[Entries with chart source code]
------------------------------------------------------------------------
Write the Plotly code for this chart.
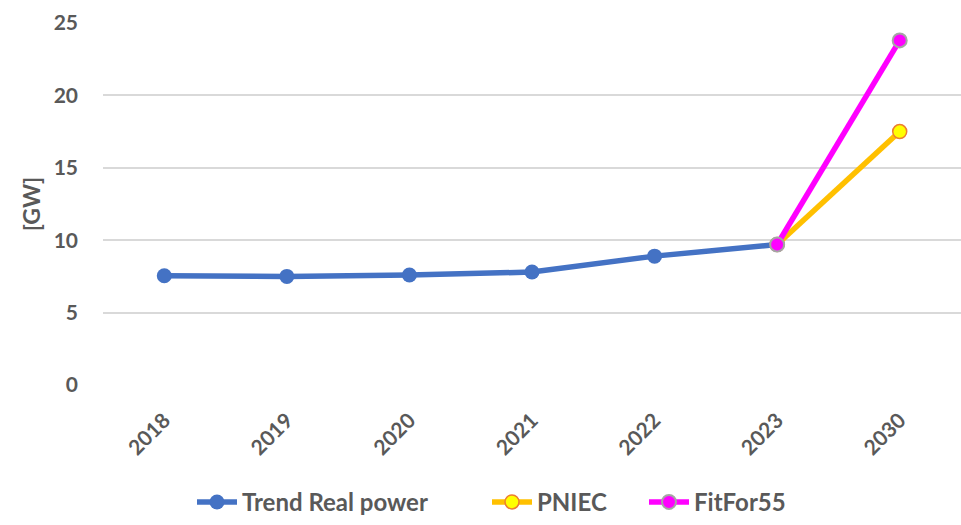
import plotly.graph_objects as go

# Categories and series values (GW)
years = ["2018", "2019", "2020", "2021", "2022", "2023", "2030"]
trend_years = ["2018", "2019", "2020", "2021", "2022", "2023"]
trend_values = [7.55, 7.5, 7.6, 7.8, 8.9, 9.7]
pniec_years = ["2023", "2030"]
pniec_values = [9.7, 17.5]
ff55_years = ["2023", "2030"]
ff55_values = [9.7, 23.8]
y_ticks = [0, 5, 10, 15, 20, 25]

FONT = "Lato"
TEXT = "#595959"
L, R, T, B = 103, 0, 23, 138
W, H = 961, 525
PW = W - L - R
PH = H - T - B


def px_x(px):
    return (px - L) / PW


def px_y(py):
    return (H - B - py) / PH


legend_font = dict(family=FONT, size=24, color=TEXT, weight="bold")

fig = go.Figure()

fig.add_trace(go.Scatter(
    x=trend_years, y=trend_values, name="Trend Real power",
    mode="lines+markers", legend="legend",
    line=dict(color="#4472C4", width=5.5),
    marker=dict(size=15, color="#4472C4", line=dict(width=0)),
))
fig.add_trace(go.Scatter(
    x=pniec_years, y=pniec_values, name="PNIEC",
    mode="lines+markers", legend="legend2",
    line=dict(color="#FFC000", width=5.5),
    marker=dict(size=14, color="#FFFF00", line=dict(color="#ED7D31", width=1.5)),
))
fig.add_trace(go.Scatter(
    x=ff55_years, y=ff55_values, name="FitFor55",
    mode="lines+markers", legend="legend3",
    line=dict(color="#FF00FF", width=5.5),
    marker=dict(size=14, color="#FF00FF", line=dict(color="#A5A5A5", width=2)),
))

legend_common = dict(orientation="h", yanchor="middle", xanchor="left",
                     y=px_y(505), font=legend_font, itemwidth=40,
                     bgcolor="rgba(0,0,0,0)")

fig.update_layout(
    width=W, height=H,
    margin=dict(l=L, r=R, t=T, b=B),
    paper_bgcolor="white", plot_bgcolor="white",
    font=dict(family=FONT, size=21, color=TEXT),
    showlegend=True,
    legend=dict(x=px_x(192), **legend_common),
    legend2=dict(x=px_x(487), **legend_common),
    legend3=dict(x=px_x(644), **legend_common),
    xaxis=dict(
        type="category", categoryorder="array", categoryarray=years,
        range=[-0.5, len(years) - 0.5],
        showgrid=False, zeroline=False, showline=False, ticks="",
        tickangle=-45, ticklabelstandoff=18,
        tickfont=dict(family=FONT, size=21, color=TEXT, weight="bold"),
    ),
    yaxis=dict(
        range=[0, 25], tickvals=y_ticks,
        showgrid=True, gridcolor="#D9D9D9", gridwidth=1.5,
        zeroline=False, showline=False, ticks="",
        ticklabelstandoff=24,
        tickfont=dict(family=FONT, size=21, color=TEXT, weight="bold"),
        title=dict(text="[GW]", standoff=6,
                   font=dict(family=FONT, size=23, color=TEXT, weight="bold")),
    ),
)

fig.write_html("out.html")
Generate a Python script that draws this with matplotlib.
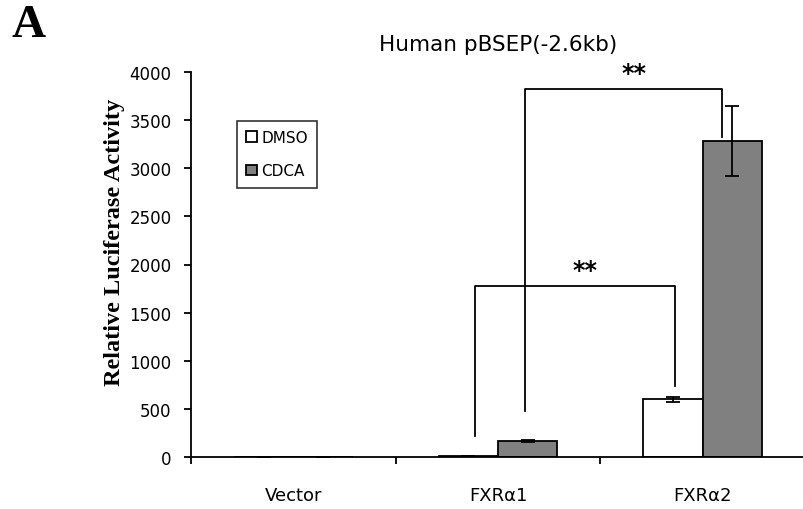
import numpy as np
import matplotlib.pyplot as plt

categories = ['Vector', 'FXR\u03b11', 'FXR\u03b12']
dmso = [0, 12, 600]
dmso_err = [0, 0, 25]
cdca = [0, 165, 3285]
cdca_err = [0, 10, 365]

# significance brackets: (x_left, y_left, x_right, y_right, y_top)
brackets = [
    (0.888, 220, 1.863, 740, 1780),
    (1.132, 480, 2.093, 3320, 3820),
]

fig = plt.figure(figsize=(8.04, 5.1), dpi=100)
ax = fig.add_axes([191 / 804, 52 / 510, 614 / 804, 385 / 510])

x = np.arange(len(categories))
w = 0.29
ekw = dict(elinewidth=1.3, capthick=1.3)
ax.bar(x - w / 2, dmso, w, color='white', edgecolor='black', linewidth=1.3,
       yerr=dmso_err, capsize=5, error_kw=ekw, label='DMSO')
ax.bar(x + w / 2, cdca, w, color='#808080', edgecolor='black', linewidth=1.3,
       yerr=cdca_err, capsize=5, error_kw=ekw, label='CDCA')

for xl, yl, xr, yr, yt in brackets:
    ax.plot([xl, xl, xr, xr], [yl, yt, yt, yr], color='black', lw=1.3)
    ax.text((xl + xr) / 2 + 0.05, yt + 40, '**', ha='center', va='bottom',
            fontsize=17, fontweight='bold', family='DejaVu Sans')

ax.set_xlim(-0.5, 2.5)
ax.set_ylim(0, 4000)
ax.set_yticks(np.arange(0, 4001, 500))
ax.set_xticks([-0.5, 0.5, 1.5, 2.5])
ax.set_xticklabels([])
ax.set_xticks(x, minor=True)
ax.set_xticklabels(categories, minor=True)
ax.tick_params(axis='x', which='minor', length=0, pad=21, labelsize=13)
ax.tick_params(axis='x', which='major', length=5, width=1.3, direction='out')
ax.tick_params(axis='y', length=5, width=1.3, direction='out', labelsize=12, pad=9)
for lab in ax.get_yticklabels() + ax.get_xticklabels(minor=True):
    lab.set_family('DejaVu Sans')

for s in ['top', 'right']:
    ax.spines[s].set_visible(False)
for s in ['left', 'bottom']:
    ax.spines[s].set_linewidth(1.3)

ax.set_ylabel('Relative Luciferase Activity', family='Liberation Serif',
              fontweight='bold', fontsize=17.5)
ax.yaxis.set_label_coords(-0.108, 0.56)
ax.set_title('Human pBSEP(-2.6kb)', family='DejaVu Sans', fontsize=15.5, pad=16)

leg = ax.legend(loc='upper left', bbox_to_anchor=(0.075, 0.873), frameon=True,
                fancybox=False, edgecolor='black', borderaxespad=0,
                handlelength=0.7, handleheight=0.7, handletextpad=0.3,
                labelspacing=1.2, borderpad=0.6, prop={'family': 'DejaVu Sans', 'size': 11})
leg.get_frame().set_linewidth(1.2)

fig.text(29 / 804, 1 - 26 / 510, 'A', family='Liberation Serif', fontweight='bold',
         fontsize=34, va='center', ha='center')

fig.savefig('out.png', dpi=100)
------------------------------------------------------------------------
SET EXERCISE:
Please extract exactly the lines of the data, from the first through the line containing "import plotly.graph_objects as go", and add no pictures to the copy.

RESPONSE TO THIS EXERCISE:
Write the Plotly code for this chart.
import plotly.graph_objects as go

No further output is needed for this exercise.